Hi, Scout! Thanks for checking out the blog and the mustangs! Fun that you “adopted” a kayak. 🙂 Hope you enjoy following the mustangs of Spring Creek Basin. We’re pretty proud of them!

17 04 2021

Hi TJ:
I have had an interest supporting the health and well being of these magnificent animals and the heritage they represent though a number of organizations. I have also been a hobbyist photography of them as well. I am interested in understanding what help you might need; or, where you see the greatest need for those that want to invest some time and energy?
As I indicated I have donated what I can (no, have not won the lottery – yet) and have written to my representatives as issues and concerns have arisen – but can you provide some suggestions for those who have an interest in “getting their hands dirty” figuratively and concretely as to where our energies would be best used? Any insights would be appreciated..
Thank you

18 04 2021

Thanks, Doug!
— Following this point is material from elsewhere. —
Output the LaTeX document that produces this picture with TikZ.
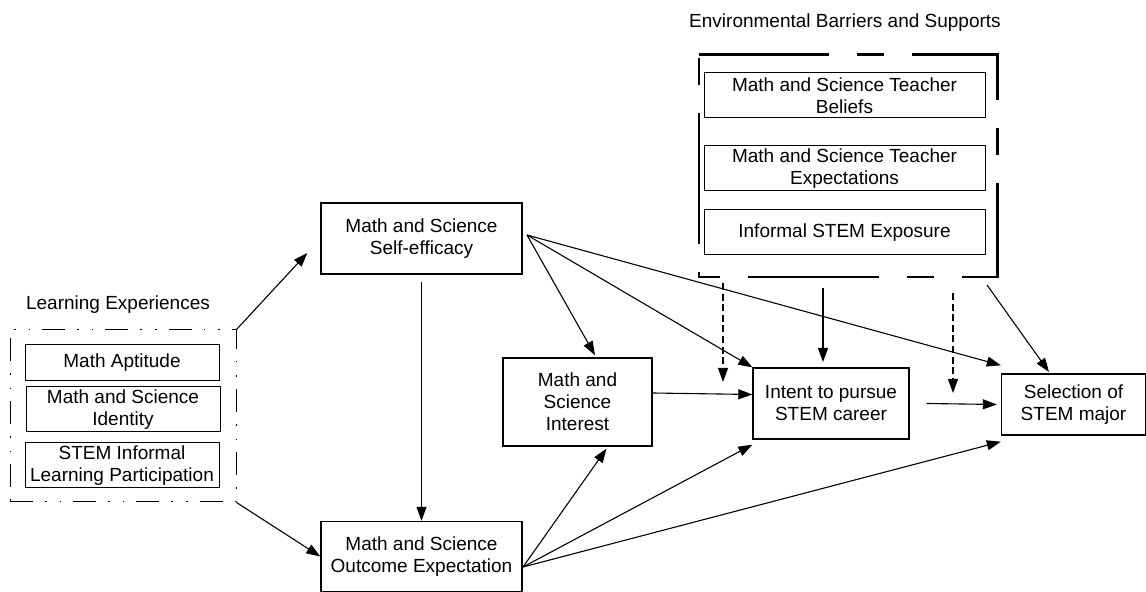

I sent you an email. 🙂

6 05 2021
Katie Duke

I loved being there this week. Thank you for the wonderful experience! I needed that.
❣🐎 Katie

6 05 2021

I’m so glad you came! The mustangs and the valley seem to provide what’s needed. 🙂 It was great to have you here!

19 05 2021
Laura Jones

The joy is felt! I admire your vision and your ability to keep the mustangs wild. I look forward to seeing your mustangs’ photos and stories.

20 05 2021

Thanks, Laura! 🙂 So great to catch up with you recently, and I hope you and Brent will come visit if/when (!) you make it to Southwest Colorado, to see the mustangs for yourselves!

23 08 2021
Susan Eyer-Anderson

TJ! Phenomenal work!! Kudos to you.
I am a veterinarian and would like to help in some way. I am also a professional artist.
I would like to speak with you, if you would like, please contact me.
Everything you are doing here, from the wonderful alternative to the traditional round ups, to the talent you display in photography is both amazing and inspiring.

14 09 2021
Mindy Musick King

Hi TJ,
I’m hoping you can give updates on the three Sand Wash Basin mares that we’re released. I enjoy following your blog!

14 09 2021

Hi, Mindy – thanks so much for following the blog and our Spring Creek Basin mustangs! I do hope to announce the arrival of the three Sand Wash Basin mares here in another couple of days. A couple of mishaps a couple of weeks ago both took out my Internet and rendered me unable to get into cell service or other Internet service easily … and then the call came to go get the girls … and I’ve been out looking for and watching them in the couple of days since they arrived, so that took priority. 🙂 Soon, though – I promise!